Friday, July 17, 2015

Fun Friday Facts #114: How Do Bumblebees Fly?



If you’re a person who exists, you’ve heard the urban legend that bumblebees shouldn’t be able to fly. Ignore the empirical evidence presented by thine eyes, plebe, for almighty Science declares that bumblebee flight defies the laws of physics! Those scientists, always with their laws and theories! When will they ever learn!

As you may have guessed, bumblebee flight does not defy the laws of physics. No one is quite sure how this urban legend got started, but its proponents insist that it was birthed from the mind of either a mathematician or an engineer at a party in the 1930s. That this unnamed but truly hard-hitting scientist was probably drunk at the time is conveniently left out of the stories.

Seriously, though, some accounts do attempt to name the scientists responsible for starting the rumor that bumblebee flight is a physical impossibility. The rumor has been pinned on German aerodynamicist Ludwig Prandtl, who lived from 1875 to 1953 and taught at the University of Gottingen. Others blame Swiss aeronautical engineer Jakob Ackeret.

A perhaps more credible theory is that the assertion first appeared in French entomologist Antoine Magnan’s 1934 book, The Flight of Insects. Magnan referenced calculations supposedly made by French mathematician André Sainte-Lague when he made the assertion that the flight of insects – not just bumblebees, but insects in general – should be scientifically impossible. No one knows how bumblebees, specifically, got stuck with the burden of impossible flight, but perhaps it’s just a natural consequence of being so fat and derpy and having such tiny, tiny wings.

"Derp."
Bumblebee in flight by Pahazzard from Wikimedia Commons.


However, Saint-Lague made at least one crucial mistake on the way to concluding that bees can’t fly – he based his calculations on the principles of fixed-wing aerodynamics, which you may recognize as the science of airplane flight. Bumblebees are not planes. Of course, if bumblebees were planes – with rigid, smooth, fixed wings – they wouldn’t be able to fly. Their bodies would be too big and they wouldn’t be able to generate enough lift.

But bumblebees aren’t planes, and they don’t have rigid, fixed wings. Their wings are flexible. Bumblebees don’t glide; they obviously flap their wings. But how does a bumblebee generate enough lift to take flight and stay aloft? Bumblebees’ wings aren’t long enough to generate adequate lift by flapping up and down, the way birds’ wings do. Instead, bumblebees flap their wings back and forth, in a horizontal figure-of-eight motion. That motion creates vortices, described as tiny hurricanes, above the bee’s wings. Because the air pressure is lower in these vortices than in the surrounding air, the bee is able to stay aloft.
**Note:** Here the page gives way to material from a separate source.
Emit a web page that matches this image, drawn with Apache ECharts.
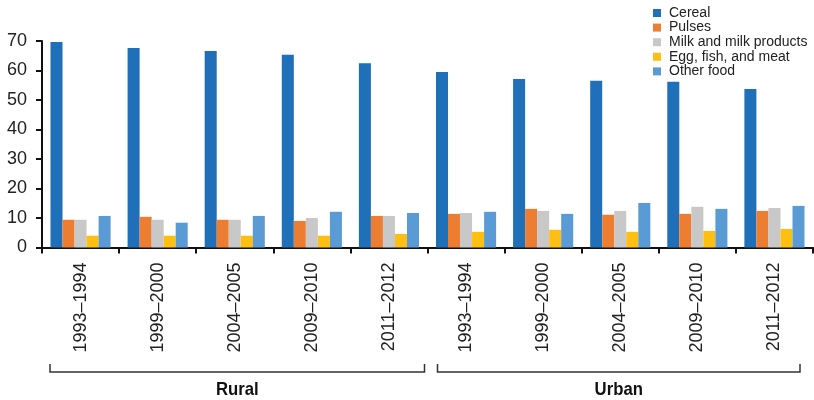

How did scientists figure this out? In one experiment, Chinese researcher Lijang Zeng of Tsinghua University and his team strapped tiny mirrors onto bumblebees and then fired lasers at them. I am not even making this up. Somehow, this allowed the scientists to create precise models of natural bee flight that were more accurate than those created in previous experiments, for which scientists were forced to use tethered bees. Tethered bees apparently don’t fly right, for some reason. 

I'll leave it up to you to imagine how they attached the tethers to the bees.